During the festival, which runs from noon to 4pm, Plaza Street will serve as a “transit fair” with various alternative means of transportation, including e-bike information from Get-Away Adventures — plus 12 bikes available for test rides. Center Street, meanwhile, will be filled with booths offering plant starts and eco-friendly food, including free popsicles and “Earth Cookies” provided by many of the same bakeries that donated last year.
Algae Power
Among those booths and displays is the high school students’ contraption — four transparent, foot-long PVC pipes filled with natural water and blue-green algae. It actually harnesses enough power through photosynthesis to charge a common cell phone. But one day, the students who built it hope to create much larger models that could provide enough electricity to run a household—much like solar panels, but potentially cheaper.
Fitzpatrick and two friends from school—sophomore Henry Herrod and junior Jac Campbell—won gold for their algae battery at the statewide SkillsUSA competition for excellence in the vocational arts, held in SoCal in early April. Their battery took the top prize in the “engineering technology/design” category, besting more than 20 teams who had won regional competitions across California.
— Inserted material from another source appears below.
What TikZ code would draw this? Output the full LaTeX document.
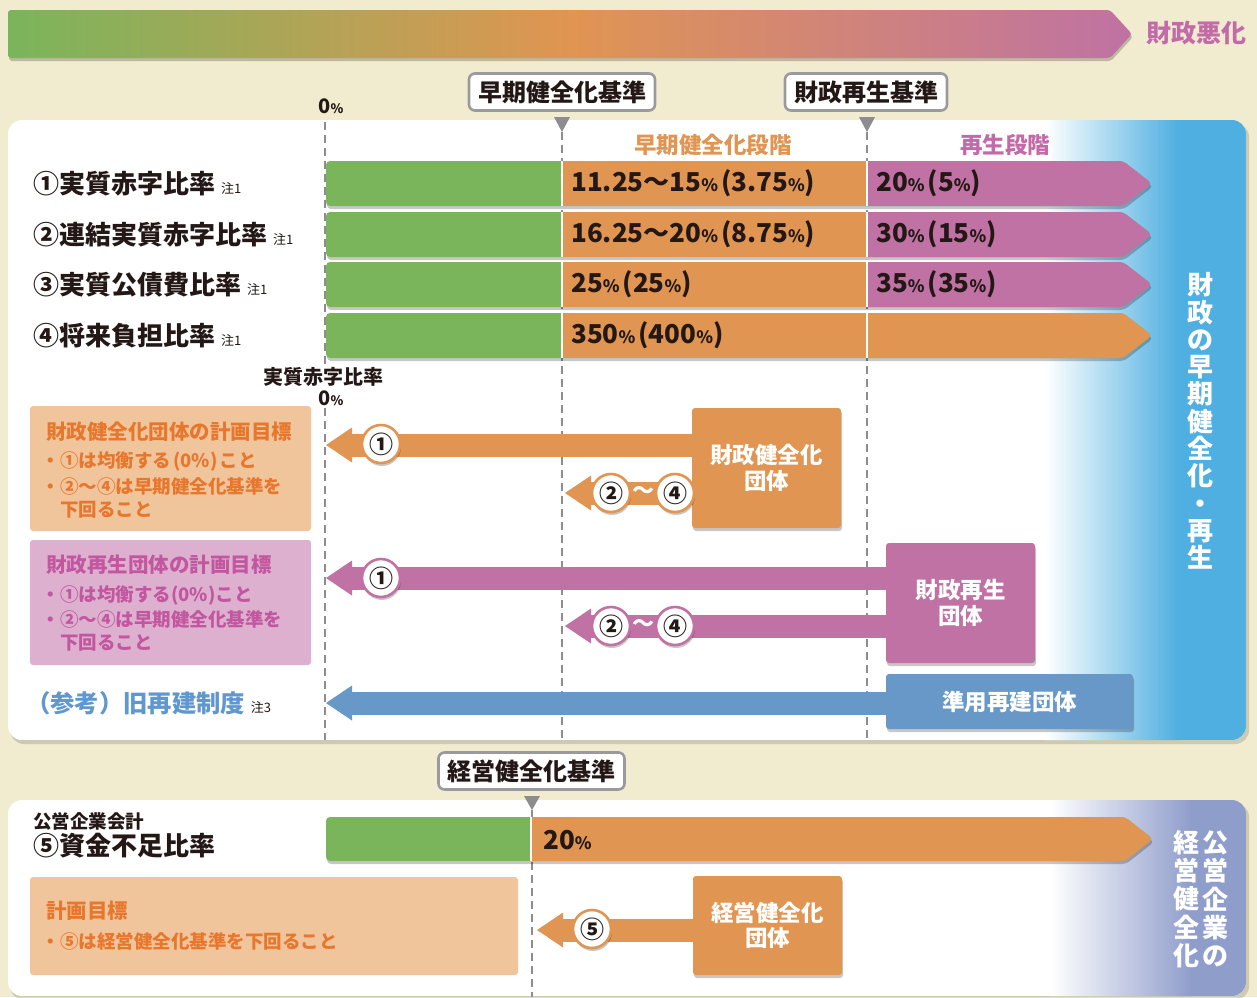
\documentclass[tikz,border=0pt]{standalone}
\usepackage{fontspec}
\setmainfont{Noto Sans CJK JP}
\usetikzlibrary{shadows,arrows.meta}
\definecolor{bg}{HTML}{F1ECD0}
\definecolor{ink}{HTML}{231815}
\definecolor{cG}{HTML}{7AB55B}
\definecolor{cO}{HTML}{E09552}
\definecolor{cP}{HTML}{BF72A3}
\definecolor{cPt}{HTML}{C36BA8}
\definecolor{cLO}{HTML}{F1C59C}
\definecolor{cLP}{HTML}{DDB0CF}
\definecolor{cOT}{HTML}{E8772E}
\definecolor{cPT}{HTML}{C2569F}
\definecolor{cBT}{HTML}{5F97CF}
\definecolor{cBA}{HTML}{6898C8}
\definecolor{cBl}{HTML}{4FAFE1}
\definecolor{cLav}{HTML}{8F9DCB}
\definecolor{cBord}{HTML}{9A9A9E}
\definecolor{cDash}{HTML}{8C8C91}
\newcommand\B[1]{\bfseries\fontsize{#1}{#1}\selectfont}
\newcommand\pc{{\fontsize{17}{17}\selectfont\%}}
\newcommand\lp{\kern3pt(}
\newcommand\rp{)}
\newcommand\note[1]{\hspace{6pt}{\mdseries\fontsize{13}{13}\selectfont #1}}
\newcommand\barrow[2]{%
  \fill[cG, sh] (600,#1) [rounded corners=4pt] -- (326,#1) -- (326,#1+45) -- (1123,#1+45) -- (1152,#1+22.5) -- (1123,#1) -- cycle;
  \fill[cO] (562,#1) rectangle (867,#1+45);
  \fill[#2] (1000,#1) [rounded corners=4pt] -- (1123,#1) -- (1152,#1+22.5) -- (1123,#1+45) -- (1000,#1+45) [sharp corners] -- (867,#1+45) -- (867,#1) -- cycle;
  \draw[white, line width=1.2pt] (562,#1) -- (562,#1+45) (867,#1) -- (867,#1+45);
}
\begin{document}
\begin{tikzpicture}[x=1pt,y=-1pt,
  every node/.style={inner sep=0pt, text=ink},
  sh/.style={drop shadow={shadow xshift=1pt,shadow yshift=-3pt,opacity=.22,fill=black}},
  vline/.style={draw=cDash, line width=2.6pt, dash pattern=on 8pt off 5pt},
  hdrbox/.style={draw=cBord, line width=2.6pt, fill=white, rounded corners=6pt, inner xsep=9pt, minimum height=37pt, font=\B{24}},
  tri/.style={fill=cDash},
  grpbox/.style={text=white, align=center, font=\bfseries\fontsize{22.5}{25.5}\selectfont, rounded corners=3pt, sh},
  num/.style={circle, fill=white, line width=2.6pt, minimum size=38pt, font=\B{24}, sh},
  arr/.style={line width=23pt, -{Triangle[length=26pt,width=35pt,line width=0pt]}},
  lbl/.style={anchor=west, font=\B{26}},
  bartxt/.style={anchor=west, font=\B{26}},
]
\fill[bg] (0,0) rectangle (1257,997);
\useasboundingbox (0,0) rectangle (1257,997);

% top gradient arrow
\shade[left color=cG, right color=cP, middle color=cO, rounded corners=3pt, sh] (8,10) -- (1110,10) -- (1132,34) -- (1110,58) -- (8,58) -- cycle;
\node[anchor=west, text=cPt, font=\B{25}] (worse) at (1146,33) {財政悪化};

% header labels
\node[font=\B{20}] (zero) at (331,106) {0{\fontsize{13}{13}\selectfont\%}};
\node[hdrbox] (hA) at (562,92) {早期健全化基準};
\node[hdrbox] (hB) at (866,92) {財政再生基準};

% main panel
\fill[black, opacity=.14, rounded corners=14pt] (10,123) rectangle (1249,744);
\begin{scope}
  \clip[rounded corners=14pt] (8,120) rectangle (1246,740);
  \fill[white] (8,120) rectangle (1246,740);
  \shade[left color=white, right color=cBl] (1045,120) rectangle (1178,740);
  \fill[cBl] (1177,120) rectangle (1246,740);
\end{scope}
\fill[tri] (554,117) -- (570,117) -- (562,132) -- cycle;
\fill[tri] (859,117) -- (875,117) -- (867,132) -- cycle;

\draw[vline] (325,122) -- (325,365);
\draw[vline] (325,408) -- (325,740);
\draw[vline] (562,132) -- (562,740);
\draw[vline] (867,132) -- (867,740);

\node[text=cO, font=\B{22.5}] (stA) at (713,145) {早期健全化段階};
\node[text=cPt, font=\B{22.5}] (stB) at (1005,145) {再生段階};

% bars
\barrow{161}{cP}
\barrow{212}{cP}
\barrow{262}{cP}
\barrow{313}{cO}

\node[lbl] (r1) at (33,183.5) {①実質赤字比率\note{注1}};
\node[lbl] (r2) at (33,234.5) {②連結実質赤字比率\note{注1}};
\node[lbl] (r3) at (33,284.5) {③実質公債費比率\note{注1}};
\node[lbl] (r4) at (33,335.5) {④将来負担比率\note{注1}};

\node[bartxt] (v1a) at (571,183.5) {11.25～15\pc\lp 3.75\pc\rp};
\node[bartxt] (v2a) at (571,234.5) {16.25～20\pc\lp 8.75\pc\rp};
\node[bartxt] (v3a) at (571,284.5) {25\pc\lp 25\pc\rp};
\node[bartxt] (v4a) at (571,335.5) {350\pc\lp 400\pc\rp};
\node[bartxt] (v1b) at (876,183.5) {20\pc\lp 5\pc\rp};
\node[bartxt] (v2b) at (876,234.5) {30\pc\lp 15\pc\rp};
\node[bartxt] (v3b) at (876,284.5) {35\pc\lp 35\pc\rp};

\node[text=white, align=center, font=\bfseries\fontsize{26}{27.3}\selectfont] (vt1) at (1200,421) {財\\政\\の\\早\\期\\健\\全\\化\\・\\再\\生};

% real deficit 0%
\node[font=\B{20}] (rd) at (323,377) {実質赤字比率};
\node[font=\B{20}] (rd0) at (331,398) {0{\fontsize{13}{13}\selectfont\%}};

% left goal boxes
\fill[cLO, rounded corners=3pt] (30,406) rectangle (311,531);
\node[anchor=west, text=cOT, font=\B{20.5}] (g1t) at (46,432) {財政健全化団体の計画目標};
\node[anchor=west, text=cOT, font=\B{18.5}] (g1a) at (60,461) {\llap{・}①は均衡する\kern2pt(0\%)\kern2pt こと};
\node[anchor=west, text=cOT, font=\B{18.5}] (g1b) at (60,486) {\llap{・}②～④は早期健全化基準を};
\node[anchor=west, text=cOT, font=\B{18.5}] (g1c) at (60,510) {下回ること};

\fill[cLP, rounded corners=3pt] (30,540) rectangle (311,665);
\node[anchor=west, text=cPT, font=\B{20.5}] (g2t) at (46,565) {財政再生団体の計画目標};
\node[anchor=west, text=cPT, font=\B{18.5}] (g2a) at (60,595) {\llap{・}①は均衡する(0\%)こと};
\node[anchor=west, text=cPT, font=\B{18.5}] (g2b) at (60,619) {\llap{・}②～④は早期健全化基準を};
\node[anchor=west, text=cPT, font=\B{18.5}] (g2c) at (60,643) {下回ること};

\node[anchor=west, text=cBT, font=\B{24.3}] (old) at (26,703) {（参考）旧再建制度{\color{ink}\note{注3}}};

% arrows
\coordinate (t1) at (326,445);
\coordinate (t2) at (565,493);
\coordinate (t3) at (326,578);
\coordinate (t4) at (565,626);
\coordinate (t5) at (326,703);
\coordinate (b1w) at (700,445);
\coordinate (b1v) at (700,493);
\coordinate (b2w) at (895,578);
\coordinate (b2v) at (895,626);
\coordinate (b3w) at (895,703);

\draw[arr, cO] (b1w) -- (t1);
\draw[arr, cO] (b1v) -- (t2);
\draw[arr, cP] (b2w) -- (t3);
\draw[arr, cP] (b2v) -- (t4);
\draw[arr, cBA] (b3w) -- (t5);

\node[grpbox, fill=cO, minimum width=149pt, minimum height=120pt] (b1) at (766.5,468) {財政健全化\\団体};
\node[grpbox, fill=cP, minimum width=149pt, minimum height=120pt] (b2) at (960.5,603) {財政再生\\団体};
\node[grpbox, fill=cBA, minimum width=247pt, minimum height=55pt] (b3) at (1009.5,701.5) {準用再建団体};

\node[num, draw=cO] (n1) at (381,444) {①};
\node[num, draw=cO] (n2) at (611,493) {②};
\node[num, draw=cO] (n4) at (675,493) {④};
\node[text=white, font=\B{22}] (tl1) at (643,493) {～};
\node[num, draw=cP] (m1) at (381,578) {①};
\node[num, draw=cP] (m2) at (611,626) {②};
\node[num, draw=cP] (m4) at (675,626) {④};
\node[text=white, font=\B{22}] (tl2) at (643,626) {～};

% bottom section
\node[hdrbox] (hC) at (531.5,771) {経営健全化基準};
\fill[black, opacity=.14, rounded corners=14pt] (10,803) rectangle (1249,1000);
\begin{scope}
  \clip[rounded corners=14pt] (8,800) rectangle (1246,996);
  \fill[white] (8,800) rectangle (1246,996);
  \shade[left color=white, right color=cLav] (1050,800) rectangle (1192,996);
  \fill[cLav] (1191,800) rectangle (1246,996);
\end{scope}
\fill[tri] (524,796) -- (540,796) -- (532,810) -- cycle;
\draw[vline] (532,810) -- (532,997);

\fill[cG, sh] (700,817) [rounded corners=4pt] -- (326,817) -- (326,861) -- (1125,861) -- (1153,839) -- (1125,817) -- cycle;
\fill[cO] (700,817) [rounded corners=4pt] -- (1125,817) -- (1153,839) -- (1125,861) -- (700,861) [sharp corners] -- (531,861) -- (531,817) -- cycle;
\draw[white, line width=1.2pt] (531,817) -- (531,861);
\node[bartxt] (v5) at (543,840) {20\pc};

\node[anchor=west, font=\B{18.5}] (pe) at (33,821) {公営企業会計};
\node[lbl] (r5) at (33,846) {⑤資金不足比率};

\fill[cLO, rounded corners=3pt] (30,877) rectangle (518,975);
\node[anchor=west, text=cOT, font=\B{20.5}] (g3t) at (46,911) {計画目標};
\node[anchor=west, text=cOT, font=\B{18.5}] (g3a) at (60,941) {\llap{・}⑤は経営健全化基準を下回ること};

\coordinate (t6) at (537,930);
\coordinate (b4w) at (700,930);
\draw[arr, cO] (b4w) -- (t6);
\node[grpbox, fill=cO, minimum width=149pt, minimum height=99pt] (b4) at (767.5,925.5) {経営健全化\\団体};
\node[num, draw=cO] (n5) at (592,929) {⑤};

\node[text=white, align=center, font=\bfseries\fontsize{26}{28.4}\selectfont] (vt2) at (1215,899) {公\\営\\企\\業\\の};
\node[text=white, align=center, font=\bfseries\fontsize{26}{28.4}\selectfont] (vt3) at (1186,899) {経\\営\\健\\全\\化};
\end{tikzpicture}
\end{document}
At universities in other countries, researchers have announced in recent years that they’re experimenting with harnessing photosynthesis as a power source—a field called “biophotovoltaics.” Some, like a team at Cambridge, are even using algae in particular. But the Healdsburg students haven’t found any evidence of large-scale commercial endeavors that leverage this technology. “We’re looking at scaling up,” Herrod says.
The students’ project advisor, Healdsburg High School math teacher Bernadette Calhoun, agrees that the battery pack “could be scaled up easily for much grander energy possibilities.”
While the student team’s main sources for water and algae have been the Russian River and Fox Pond on the Healdsburg Ridge Open Space Preserve, there’s also an unlikely third source a couple of blocks from Herrod’s house, which he and his friends use as home base to work on their battery project.
It’s a mysterious urban algae patch in the middle of the sidewalk, seemingly fed by a few leaky pipes sticking out of a retaining wall. Herrod’s dad Chris, a city councilmember, has taken to calling it “that slime pit over there on Sanns Lane.”
Speaking from the Herrod family dining room, where the table has been overtaken by science-project odds and ends, the councilmember adds: “I grew up in this neighborhood, and that sidewalk’s been that way for at least 40 years. I really don’t know why.”
Because they won state, the three boys will now represent California at SkillsUSA nationals in Atlanta this June—a trip which has raised some logistical questions around algae transport.
Derek Corsino, who oversees the SkillsUSA program at the high school, will be supervising and staying with the algae-battery team in Atlanta.
These kids “are going to be the ones solving the big problems in the world, going forward,” Corsino says.
Climate Fest officially begins at noon in the Healdsburg Plaza, with information booths, activities for kids and grown-ups. It concludes with a concert by Rocio, La Dama de la Cumbia, beginning at 4:30pm. Additional information about Climate Fest at climateactionhealdsburg.org.